A believer in the credo “racing improves the breed,” Bertelli was mindful that the components of the brand’s production street cars bear more than passing resemblances to the parts that were found in the works team’s LM cars—after all, their technologies were meant to both market and trickle down into the road cars. Bertelli still went to extreme lengths to remove weight and extract power from the factory team cars that he worked on as both head of development and driver, for this wasn’t a story of a former racer finding a desk job on the other side of the pit wall, but rather a man in charge of a motorsport program that he was also an active participant in.
Between his remarkable 1.5L overhead cam four-cylinder engine and his unique ability to translate observations from behind the wheel into tangible engineering that addressed them, Bertelli defined an era of Aston Martin racing history. The LM series of cars built during that time are unlikely to yield a very liquid or low-priced market, and the works racing cars even less so. But it’s often the case that today’s treasured objects were once just last-year’s regular objects, and like many car companies used to do, Aston Martin wasn’t too bothered with letting those go.

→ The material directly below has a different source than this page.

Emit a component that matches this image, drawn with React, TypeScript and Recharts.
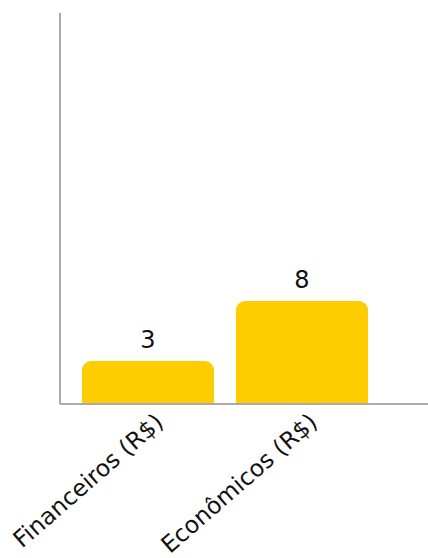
import React from "react";
import { BarChart, Bar, XAxis, YAxis, LabelList } from "recharts";

const categories = ["Financeiros (R$)", "Econômicos (R$)"];
const values = [3.3, 7.9];
const yDomain = [0, 30];

const data = categories.map((name, i) => ({ name, value: values[i] }));

const FONT = "'DejaVu Sans', sans-serif";

export default function App() {
  return (
    <div style={{ position: "absolute", left: 0, top: 0 }}>
      <BarChart
        width={428}
        height={558}
        data={data}
        margin={{ top: 13, right: 0, bottom: 0, left: 0 }}
        barCategoryGap={11}
      >
        <YAxis
          width={60}
          domain={yDomain}
          tick={false}
          tickLine={false}
          axisLine={{ stroke: "#aaaaaa", strokeWidth: 2 }}
        />
        <XAxis
          dataKey="name"
          height={154}
          padding={{ left: 11, right: 49 }}
          tickLine={false}
          axisLine={{ stroke: "#aaaaaa", strokeWidth: 2 }}
          interval={0}
          angle={-41}
          textAnchor="end"
          tick={{ fill: "#111111", fontSize: 23.5, fontFamily: FONT, dx: 6 }}
        />
        <Bar dataKey="value" fill="#FFCC00" radius={[9, 9, 0, 0]} isAnimationActive={false}>
          <LabelList
            dataKey="value"
            position="top"
            offset={13}
            formatter={(v: number) => String(Math.round(v))}
            style={{ fill: "#111111", fontSize: 24, fontFamily: FONT }}
          />
        </Bar>
      </BarChart>
    </div>
  );
}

For instance, LM8 was retired after the finish of the 1932 event, wherein it was purchased by a draftsmen working at Aston Martin named Happy Wood, who rather than preserve the car that was still a very young piece of a very short history at that point, did what draftsmen do and drew a new body for it, which it wears to this day.
LM9 and LM10 were yet to discharged from official service though, and they returned to Le Mans in 1933. Between the three of these nearly 90 year old cars, we are looking at six Le Mans participations. Endurance is relative to the timeline you choose, but these Aston Martins have bragging rights on at least two of them.